US – GE Healthcare will integrate Spectronic Medical AB’s, a Swedish based med tech company, AI-based software into AIR Recon Deep Learning (DL) technology in a bid to improve cancer treatment with precise planning.

This AI solution, in combination with GE Healthcare’s industry leading AIR Recon DL technology, enables MR-only based radiotherapy planning for better soft tissue differentiation than traditional CT, so clinicians can better direct radiotherapy.

The solution will provide high quality images to precisely target lesions while sparing healthy tissue that around 60% of cancer patients need in order to determine their radiation therapy.

GE Healthcare and Spectronic Medical are combining technologies to offer a complete deep learning solution.

The process begins with GE Healthcare’s AIR Recon DL, a deep learning image reconstruction technology that makes full use of all the raw data coming off the MR scanner to reduce image noise, maximize image quality and resolution, and shorten scan times.

The high-quality MR images generated by the GE scanner are then converted into synthetic CT images by Spectronic Medical’s AI-based solution, providing clinicians with the CT images they have come to expect with the MR soft tissue details they need to more accurately target lesions and help improve patient outcomes.

Integration of AI technology in cancer care is taking center stage as healthcare is embracing the technology. AI-guided clinical care has the potential to play an important role in reducing health disparities, particularly in low-resource settings.

Just recently, one of the National Housing Service’s (NHS) leading hospital trusts started using artificial intelligence to help detect cancer in the gullet, which kills 8,000 Britons a year.

CADU, the software that will be used to detect carcinogenic cells in the food pipe through analysing pictures captured by a tiny camera put through a patient’s throat.

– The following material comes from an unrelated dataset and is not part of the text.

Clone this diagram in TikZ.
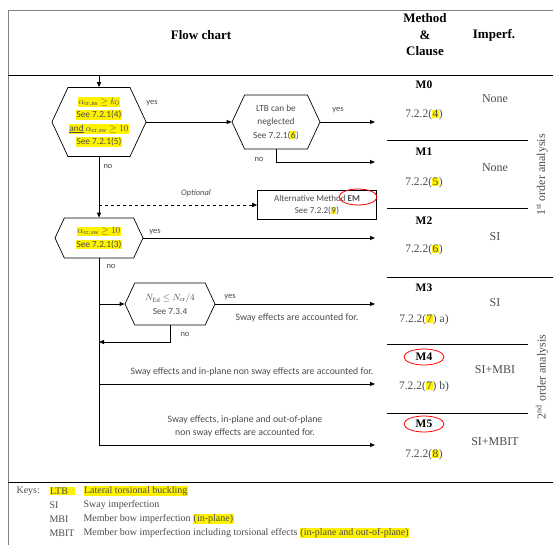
\documentclass[tikz,border=0pt]{standalone}
\usepackage{fontspec}
\setmainfont{Liberation Serif}
\newfontfamily\flowfont{Carlito}
\usetikzlibrary{positioning,shapes.symbols,arrows.meta}
\definecolor{txtgray}{RGB}{75,75,75}
\newcommand{\hly}[1]{{\setlength{\fboxsep}{0.5pt}\colorbox{yellow}{#1}}}
\tikzset{
  hexbox/.style={signal, signal to=east and west, signal pointer angle=130,
    draw, line width=0.7pt, align=center, inner sep=1pt, text=txtgray,
    font=\flowfont\fontsize{9.3}{13.5}\selectfont},
  optbox/.style={draw, line width=0.6pt, align=center, text=txtgray,
    minimum width=119pt, minimum height=29pt,
    font=\flowfont\fontsize{9}{12}\selectfont},
  lbl/.style={text=txtgray, font=\flowfont\fontsize{8.5}{9}\selectfont},
  note/.style={text=txtgray, align=center, font=\flowfont\fontsize{9.8}{13}\selectfont},
  head/.style={font=\bfseries\fontsize{13}{16.5}\selectfont, align=center},
  meth/.style={font=\bfseries\fontsize{11.5}{13}\selectfont},
  clause/.style={text=txtgray, font=\fontsize{11.5}{13}\selectfont},
  imp/.style={text=txtgray, font=\fontsize{12}{13}\selectfont},
  keytxt/.style={anchor=west, text=txtgray, font=\fontsize{10}{11}\selectfont},
  redmark/.style={red, line width=0.8pt}
}
\begin{document}
\begin{tikzpicture}[x=1pt,y=-1pt,>={Triangle[length=5pt,width=4pt]}]
\useasboundingbox (0,0) rectangle (553,545);

% Frame and header
\draw[gray, line width=0.8pt] (8,545) -- (8,10) -- (553,10);
\draw[line width=0.8pt] (8,75) -- (553,75);
\draw[line width=0.8pt] (8,482) -- (553,482);
\node[head] (hflow) at (201,35) {Flow chart};
\node[head] (hmeth) at (425,35) {Method\\\&\\Clause};
\node[head] (himp) at (494,35) {Imperf.};

% Define coordinates
\coordinate (top) at (99,75);      % entry of the chart
\coordinate (tip) at (375,0);      % x of all arrow tips on the right
\coordinate (opt) at (99,205);     % start of optional branch
\coordinate (b3) at (99,304);      % branch to N check
\coordinate (back) at (99,342);    % return from N check
\coordinate (b4) at (99,384);      % branch to M4
\coordinate (toM1) at (375,162);
\coordinate (toM4) at (375,384);
\coordinate (toM5) at (375,445);

% Decision boxes
\node[hexbox, minimum width=88pt, minimum height=69pt] (crit) at (99,122)
  {\hly{$\alpha_{\mathrm{cr,ns}}\geq k_0$}\\\hly{See 7.2.1(4)}\\
   \hly{\underline{and} $\alpha_{\mathrm{cr,sw}}\geq 10$}\\\hly{See 7.2.1(5)}};
\node[hexbox, minimum width=88pt, minimum height=54pt] (ltb) at (276,122)
  {LTB can be\\neglected\\See 7.2.1(\hly{6})};
\node[hexbox, minimum width=88pt, minimum height=40pt] (sway) at (99,238)
  {\hly{$\alpha_{\mathrm{cr,sw}}\geq 10$}\\\hly{See 7.2.1(3)}};
\node[hexbox, minimum width=90pt, minimum height=42pt] (ncr) at (170,304)
  {$N_{\mathrm{Ed}}\leq N_{\mathrm{cr}}/4$\\See 7.3.4};
\node[optbox] (em) at (317,205) {Alternative Method \textbf{EM}\\See 7.2.2(\hly{9})};

% Connectors
\draw[line width=0.8pt, ->] (top) -- (crit.north);
\draw[line width=0.8pt, ->] (crit.east) -- (ltb.west);
\draw[line width=0.8pt, ->] (ltb.east) -- (ltb.east -| tip);
\draw[line width=0.8pt, ->] (ltb.south) |- (toM1);
\draw[line width=0.8pt, ->] (crit.south) -- (sway.north);
\draw[line width=0.6pt, dashed, ->] (opt) -- (em.west);
\draw[line width=0.8pt, ->] (sway.east) -- (sway.east -| tip);
\draw[line width=0.8pt, ->] (sway.south) |- (toM5);
\draw[line width=0.8pt, ->] (b3) -- (ncr.west);
\draw[line width=0.8pt, ->] (ncr.east) -- (ncr.east -| tip);
\draw[line width=0.8pt, ->] (ncr.south) |- (back);
\draw[line width=0.8pt, ->] (b4) -- (toM4);

% Branch labels
\node[lbl] (y1) at (152,103) {yes};
\node[lbl] (n1) at (108,166) {no};
\node[lbl] (y2) at (338,110) {yes};
\node[lbl] (n2) at (259,159) {no};
\node[lbl] (y3) at (155,232) {yes};
\node[lbl] (n3) at (111,266) {no};
\node[lbl] (y4) at (230,297) {yes};
\node[lbl] (n4) at (185,334) {no};
\node[lbl, font=\flowfont\itshape\fontsize{8.5}{9}\selectfont] (optl) at (196,193) {Optional};
\node[note] (s3) at (297,318) {Sway effects are accounted for.};
\node[note] (s4) at (252,372) {Sway effects and in-plane non sway effects are accounted for.};
\node[note] (s5) at (245,426) {Sway effects, in-plane and out-of-plane\\non sway effects are accounted for.};

% Method and imperfection columns
\foreach \y in {140,208,344,413} \draw[line width=0.8pt] (387,\y) -- (528,\y);
\draw[line width=0.8pt] (387,277) -- (553,277);
\node[meth] (m0) at (424,85) {M0};
\node[clause] (c0) at (424,115) {7.2.2(\hly{4})};
\node[meth] (m1) at (424,152) {M1};
\node[clause] (c1) at (424,183) {7.2.2(\hly{5})};
\node[meth] (m2) at (424,221) {M2};
\node[clause] (c2) at (424,250) {7.2.2(\hly{6})};
\node[meth] (m3) at (424,288) {M3};
\node[clause] (c3) at (424,320) {7.2.2(\hly{7}) a)};
\node[meth] (m4) at (424,357) {M4};
\node[clause] (c4) at (424,387) {7.2.2(\hly{7}) b)};
\node[meth] (m5) at (424,424) {M5};
\node[clause] (c5) at (424,455) {7.2.2(\hly{8})};
\node[imp] (i0) at (495,99) {None};
\node[imp] (i1) at (495,168) {None};
\node[imp] (i2) at (495,237) {SI};
\node[imp] (i3) at (495,303) {SI};
\node[imp] (i4) at (495,370) {SI+MBI};
\node[imp] (i5) at (495,442) {SI+MBIT};
\node[imp, rotate=90] (first) at (542,175) {1\textsuperscript{st} order analysis};
\node[imp, rotate=90] (second) at (542,377) {2\textsuperscript{nd} order analysis};

% Red marks
\draw[redmark] (358,197) ellipse [x radius=19pt, y radius=8pt];
\draw[redmark] (424,357) ellipse [x radius=20pt, y radius=8pt];
\draw[redmark] (424,424) ellipse [x radius=20pt, y radius=8pt];

% Keys
\node[keytxt] (k0) at (13,491) {Keys:};
\node[keytxt] (k1) at (46,491) {\hly{LTB\hspace{6pt}}};
\node[keytxt] (k1t) at (80,491) {\hly{Lateral torsional buckling}};
\node[keytxt] (k2) at (46,505) {SI};
\node[keytxt] (k2t) at (80,505) {Sway imperfection};
\node[keytxt] (k3) at (46,519) {MBI};
\node[keytxt] (k3t) at (80,519) {Member bow imperfection \hly{(in-plane)}};
\node[keytxt] (k4) at (46,533) {MBIT};
\node[keytxt] (k4t) at (80,533) {Member bow imperfection including torsional effects \hly{(in-plane and out-of-plane)}};

\end{tikzpicture}
\end{document}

The software in effect gives the gastroenterologist conducting the endoscopy a second opinion. It is hoped that it will reduce the high number of oesophageal cancers – up to 25% – that doctors miss during an endoscopy because early signs of the disease are very difficult to spot.

CADU was developed by experts from UCLH and University College London (UCL) working in conjunction with a UCL spinout technology firm called Odin Vision.